## [Exercise directions]
Return the material word for word. Do not include the pictures.

[Start]

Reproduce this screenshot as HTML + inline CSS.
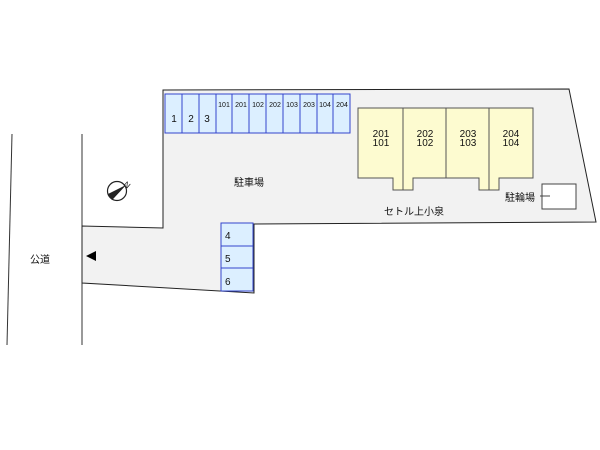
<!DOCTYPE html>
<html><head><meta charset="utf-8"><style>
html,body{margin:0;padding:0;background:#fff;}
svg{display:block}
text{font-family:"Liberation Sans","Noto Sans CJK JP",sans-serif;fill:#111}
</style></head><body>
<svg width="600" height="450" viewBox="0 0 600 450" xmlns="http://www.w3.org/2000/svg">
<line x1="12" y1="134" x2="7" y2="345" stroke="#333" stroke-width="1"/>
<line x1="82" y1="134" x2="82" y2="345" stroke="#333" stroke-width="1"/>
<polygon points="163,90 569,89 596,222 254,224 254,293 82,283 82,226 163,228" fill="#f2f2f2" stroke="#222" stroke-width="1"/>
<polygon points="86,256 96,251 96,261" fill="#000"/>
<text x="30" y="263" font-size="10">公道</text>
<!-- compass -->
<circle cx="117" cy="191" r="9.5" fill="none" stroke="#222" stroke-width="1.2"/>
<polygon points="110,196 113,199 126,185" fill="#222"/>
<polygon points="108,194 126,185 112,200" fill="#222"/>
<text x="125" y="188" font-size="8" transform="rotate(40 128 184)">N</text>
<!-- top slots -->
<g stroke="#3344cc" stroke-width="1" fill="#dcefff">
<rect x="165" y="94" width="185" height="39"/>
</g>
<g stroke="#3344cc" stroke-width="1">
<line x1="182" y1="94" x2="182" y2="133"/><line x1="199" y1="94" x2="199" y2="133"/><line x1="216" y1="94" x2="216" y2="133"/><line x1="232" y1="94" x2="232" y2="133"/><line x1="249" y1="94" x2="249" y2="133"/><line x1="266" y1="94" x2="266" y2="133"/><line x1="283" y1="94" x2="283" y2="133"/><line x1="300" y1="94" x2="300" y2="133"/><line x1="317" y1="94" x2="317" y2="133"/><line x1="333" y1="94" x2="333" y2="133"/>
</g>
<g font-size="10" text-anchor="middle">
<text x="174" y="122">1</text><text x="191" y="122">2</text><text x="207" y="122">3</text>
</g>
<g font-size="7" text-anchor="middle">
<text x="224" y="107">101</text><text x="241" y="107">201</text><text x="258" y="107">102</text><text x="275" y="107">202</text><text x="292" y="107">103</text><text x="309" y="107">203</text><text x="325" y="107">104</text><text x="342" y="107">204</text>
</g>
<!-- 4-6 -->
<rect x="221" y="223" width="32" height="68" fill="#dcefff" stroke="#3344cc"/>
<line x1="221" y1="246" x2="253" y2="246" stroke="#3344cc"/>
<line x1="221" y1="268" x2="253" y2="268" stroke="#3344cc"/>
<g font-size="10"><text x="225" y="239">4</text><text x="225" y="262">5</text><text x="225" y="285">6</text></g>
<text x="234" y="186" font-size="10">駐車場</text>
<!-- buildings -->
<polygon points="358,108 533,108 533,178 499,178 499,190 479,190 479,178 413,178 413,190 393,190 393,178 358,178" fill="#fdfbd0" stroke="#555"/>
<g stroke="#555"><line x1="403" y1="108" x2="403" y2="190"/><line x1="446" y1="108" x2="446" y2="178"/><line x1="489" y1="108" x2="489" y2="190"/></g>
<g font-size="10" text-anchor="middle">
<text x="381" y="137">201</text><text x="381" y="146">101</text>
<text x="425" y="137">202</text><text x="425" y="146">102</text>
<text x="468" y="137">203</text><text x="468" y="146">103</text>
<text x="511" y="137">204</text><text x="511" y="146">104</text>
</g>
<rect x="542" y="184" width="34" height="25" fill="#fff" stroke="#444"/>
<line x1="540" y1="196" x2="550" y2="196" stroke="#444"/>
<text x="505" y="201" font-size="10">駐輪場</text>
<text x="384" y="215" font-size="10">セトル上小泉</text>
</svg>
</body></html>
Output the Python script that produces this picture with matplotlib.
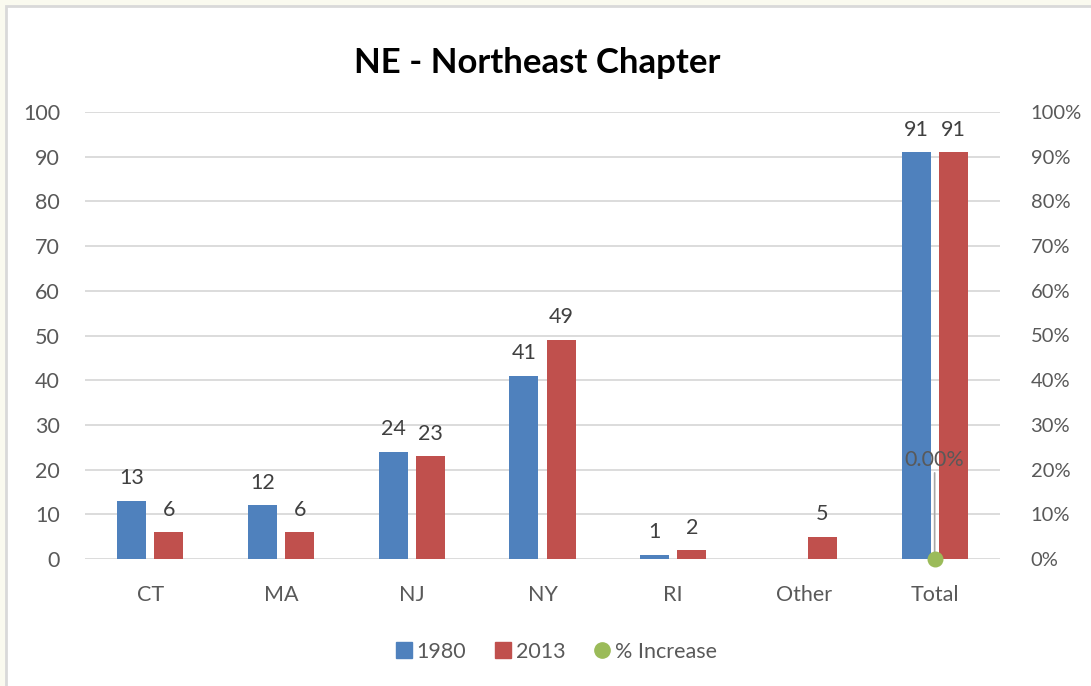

[End]

## [Answer for the task]
Reproduce this screenshot as HTML + inline CSS.
<!DOCTYPE html>
<html><head><meta charset="utf-8"><style>
html,body{margin:0;padding:0;background:#fff;}
svg{display:block}
text{font-family:"Liberation Sans","Noto Sans CJK JP",sans-serif;fill:#111}
</style></head><body>
<svg width="600" height="450" viewBox="0 0 600 450" xmlns="http://www.w3.org/2000/svg">
<line x1="12" y1="134" x2="7" y2="345" stroke="#333" stroke-width="1"/>
<line x1="82" y1="134" x2="82" y2="345" stroke="#333" stroke-width="1"/>
<polygon points="163,90 569,89 596,222 254,224 254,293 82,283 82,226 163,228" fill="#f2f2f2" stroke="#222" stroke-width="1"/>
<polygon points="86,256 96,251 96,261" fill="#000"/>
<text x="30" y="263" font-size="10">公道</text>
<!-- compass -->
<circle cx="117" cy="191" r="9.5" fill="none" stroke="#222" stroke-width="1.2"/>
<polygon points="110,196 113,199 126,185" fill="#222"/>
<polygon points="108,194 126,185 112,200" fill="#222"/>
<text x="125" y="188" font-size="8" transform="rotate(40 128 184)">N</text>
<!-- top slots -->
<g stroke="#3344cc" stroke-width="1" fill="#dcefff">
<rect x="165" y="94" width="185" height="39"/>
</g>
<g stroke="#3344cc" stroke-width="1">
<line x1="182" y1="94" x2="182" y2="133"/><line x1="199" y1="94" x2="199" y2="133"/><line x1="216" y1="94" x2="216" y2="133"/><line x1="232" y1="94" x2="232" y2="133"/><line x1="249" y1="94" x2="249" y2="133"/><line x1="266" y1="94" x2="266" y2="133"/><line x1="283" y1="94" x2="283" y2="133"/><line x1="300" y1="94" x2="300" y2="133"/><line x1="317" y1="94" x2="317" y2="133"/><line x1="333" y1="94" x2="333" y2="133"/>
</g>
<g font-size="10" text-anchor="middle">
<text x="174" y="122">1</text><text x="191" y="122">2</text><text x="207" y="122">3</text>
</g>
<g font-size="7" text-anchor="middle">
<text x="224" y="107">101</text><text x="241" y="107">201</text><text x="258" y="107">102</text><text x="275" y="107">202</text><text x="292" y="107">103</text><text x="309" y="107">203</text><text x="325" y="107">104</text><text x="342" y="107">204</text>
</g>
<!-- 4-6 -->
<rect x="221" y="223" width="32" height="68" fill="#dcefff" stroke="#3344cc"/>
<line x1="221" y1="246" x2="253" y2="246" stroke="#3344cc"/>
<line x1="221" y1="268" x2="253" y2="268" stroke="#3344cc"/>
<g font-size="10"><text x="225" y="239">4</text><text x="225" y="262">5</text><text x="225" y="285">6</text></g>
<text x="234" y="186" font-size="10">駐車場</text>
<!-- buildings -->
<polygon points="358,108 533,108 533,178 499,178 499,190 479,190 479,178 413,178 413,190 393,190 393,178 358,178" fill="#fdfbd0" stroke="#555"/>
<g stroke="#555"><line x1="403" y1="108" x2="403" y2="190"/><line x1="446" y1="108" x2="446" y2="178"/><line x1="489" y1="108" x2="489" y2="190"/></g>
<g font-size="10" text-anchor="middle">
<text x="381" y="137">201</text><text x="381" y="146">101</text>
<text x="425" y="137">202</text><text x="425" y="146">102</text>
<text x="468" y="137">203</text><text x="468" y="146">103</text>
<text x="511" y="137">204</text><text x="511" y="146">104</text>
</g>
<rect x="542" y="184" width="34" height="25" fill="#fff" stroke="#444"/>
<line x1="540" y1="196" x2="550" y2="196" stroke="#444"/>
<text x="505" y="201" font-size="10">駐輪場</text>
<text x="384" y="215" font-size="10">セトル上小泉</text>
</svg>
</body></html>
Output the Python script that produces this picture with matplotlib.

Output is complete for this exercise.